Steve Hixson, Cash for Kids committee chair, claimed, “This is the only event that you can attend and leave with more money than you spent and help the most important sector of our community — kids.”
Two-hundred tickets costing $500 each have been sold to the public. One ticket purchases a chance to win the grand prize of $30,000 and entrance for two guests. The event will be held Friday, July 26, at the Cleveland Country Club.
Ticket stubs are placed in pill boxes. The boxes are mixed in a drum to be picked at random by BGCC board members. Every ticket will be read throughout the course of the event. Certain tickets, like the 50th, 100th and 150th, drawn will award the participants with the corresponding ticket a cash reward.
Initial winners can either choose to take their cash or stay in the game. Those who stay in must give half of their prize back to the club. All tickets read on a turn not associated with a cash prize are immediately out of the running. Tickets can be traded and participants are allowed to form groups in an effort to win the grand prize.
Names of the ticket holders and their corresponding stub numbers will be written across a board. Tickets numbers will be crossed out as they are read. A name will be crossed out when all of the corresponding tickets are read. Guests had the option of purchasing more than one ticket to increase their chances of winning.
Charlie Sutton, BGCC executive director, said the night is full of fun without losing the reason for the event.
“[Cash for Kids] directly affects our operating dollars,” Sutton said. “It directly affects our investments into the infrastructure and opportunities for our kids, especially in the area of education.”
Cleveland’s clubs have recently invested into the science technology engineering and math education program, or STEM. Children are being taught how to operate small robotics and use iPads among other things.
Sutton said he believes members must learn how to use the technology to be competitive in today’s world.

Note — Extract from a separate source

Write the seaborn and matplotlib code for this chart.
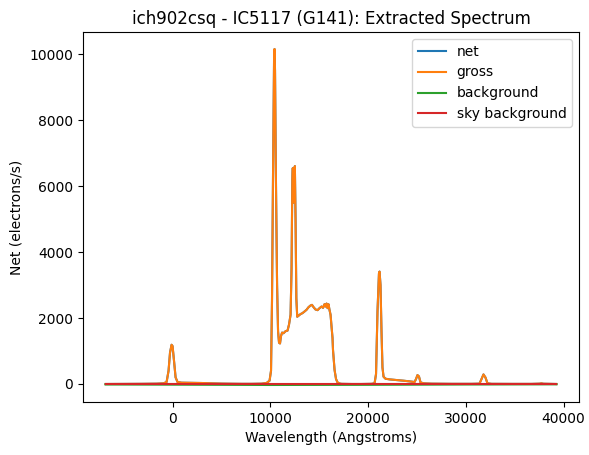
import numpy as np
import pandas as pd
import matplotlib
matplotlib.use("Agg")
import matplotlib.pyplot as plt
import seaborn as sns

wavelength = [
    -6850, -5215, -3170, -1640, -920, -610, -410, -260, -100, 0, 150, 310, 510,
    920, 1940, 2970, 3990, 5010, 6030, 7060, 8080, 9100, 9610, 9920, 10070,
    10170, 10280, 10380, 10430, 10480, 10580, 10690, 10790, 10890, 10990,
    11090, 11200, 11350, 11550, 11760, 11910, 12070, 12170, 12250, 12300,
    12370, 12420, 12510, 12580, 12660, 12750, 12880, 13090, 13290, 13500,
    13700, 13910, 14110, 14260, 14420, 14620, 14830, 15030, 15240, 15390,
    15540, 15640, 15750, 15850, 15950, 16050, 16160, 16260, 16360, 16410,
    16570, 16720, 16870, 17080, 17280, 18300, 19330, 20350, 20660, 20810,
    20960, 21110, 21170, 21270, 21370, 21470, 21580, 21780, 22190, 22900,
    23620, 24230, 24750, 24900, 25050, 25200, 25360, 25670, 26480, 28530,
    30570, 31390, 31600, 31800, 32000, 32210, 32620, 34660, 36710, 37530,
    37730, 37940, 39260,
]
net = [
    0, 2, 5, 10, 20, 60, 400, 950, 1190, 1150, 700, 200, 60,
    40, 35, 30, 20, 12, 8, 5, 5, 10, 30, 100, 400,
    2500, 6500, 9800, 10160, 9500, 6000, 3000, 1600, 1250, 1230,
    1450, 1560, 1540, 1600, 1620, 1800, 2100, 3500, 6200, 6550,
    5500, 6000, 6610, 5000, 2600, 2040, 2070, 2120, 2150, 2200,
    2250, 2330, 2380, 2400, 2330, 2260, 2240, 2300, 2350, 2310,
    2420, 2350, 2440, 2300, 2420, 2250, 2100, 1740, 1400, 1030,
    425, 150, 50, 15, 5, 0, 0, 5, 20, 300,
    2200, 3350, 3410, 3000, 1600, 500, 220, 160, 140, 120,
    100, 80, 60, 150, 270, 230, 50, 20, 10, 5,
    5, 10, 150, 290, 200, 20, 5, 3, 3, 10,
    20, 8, 0,
]
gross = [
    0, 2, 5, 10, 20, 60, 400, 950, 1190, 1150, 700, 200, 60,
    40, 35, 30, 20, 12, 8, 5, 5, 10, 30, 100, 400,
    2500, 6500, 9800, 10160, 9500, 6000, 3000, 1600, 1250, 1230,
    1450, 1560, 1540, 1600, 1620, 1800, 2100, 3500, 6200, 6550,
    5500, 6000, 6610, 5000, 2600, 2040, 2070, 2120, 2150, 2200,
    2250, 2330, 2380, 2400, 2330, 2260, 2240, 2300, 2350, 2310,
    2420, 2350, 2440, 2300, 2420, 2250, 2100, 1740, 1400, 1030,
    425, 150, 50, 15, 5, 0, 0, 5, 20, 300,
    2200, 3350, 3410, 3000, 1600, 500, 220, 160, 140, 120,
    100, 80, 60, 150, 270, 230, 50, 20, 10, 5,
    5, 10, 150, 290, 200, 20, 5, 3, 3, 10,
    20, 8, 0,
]
bkg_wavelength = [-6850, 0, 10000, 20000, 30000, 39260]
background = [-15, -20, -30, -25, -15, -10]
sky_background = [0, 0, 0, 0, 0, 0]

fig = plt.figure(figsize=(5.89, 4.55), dpi=100)
ax = fig.add_axes([83 / 589, (455 - 402) / 455, 496 / 589, 370 / 455])

sns.lineplot(x=wavelength, y=net, ax=ax, color="C0", label="net", linewidth=1.5)
sns.lineplot(x=wavelength, y=gross, ax=ax, color="C1", label="gross", linewidth=1.5)
sns.lineplot(x=bkg_wavelength, y=background, ax=ax, color="C2", label="background", linewidth=1.5)
sns.lineplot(x=bkg_wavelength, y=sky_background, ax=ax, color="C3", label="sky background", linewidth=1.5)

ax.set_xlim(-9160, 41570)
ax.set_ylim(-546, 10676)
ax.set_xticks([0, 10000, 20000, 30000, 40000])
ax.set_yticks([0, 2000, 4000, 6000, 8000, 10000])
ax.set_title("ich902csq - IC5117 (G141): Extracted Spectrum")
ax.set_xlabel("Wavelength (Angstroms)")
ax.set_ylabel("Net (electrons/s)")
ax.legend(loc="upper right")

fig.savefig("out.png", dpi=100)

“... They don’t have a parent who is going to purchase that iPad for them. They don’t have a desktop computer to do research at home,” Sutton said. “When they come to the Boys & Girls Clubs, they find all these tools and it puts them at the same technical [level] as the other kids.”
He said children will then be able to compete at the same level in college and the workplace.
“There is not that huge digital divide they would face without the Boys & Girls Clubs because of the economics of their family,” Sutton said. “Their families just cannot pay for an iPad, pay for an Internet connection. All those things that are huge benefits in learning.”
Meeri Shin, BGC’s Tennessee Youth of the Year winner, will present her speech to the guests.
Sutton is confident participants will hear Shin’s story and believe in what the clubs are doing. They will know, “We are taking children from a certain challenge in their lives to an opportunity in the future.”
Cash for Kids is made possible through the Tennessee Charitable Gaming Implementation Law. The law allows for a 501(c)(3) nonprofit organization to operate an annual game of chance.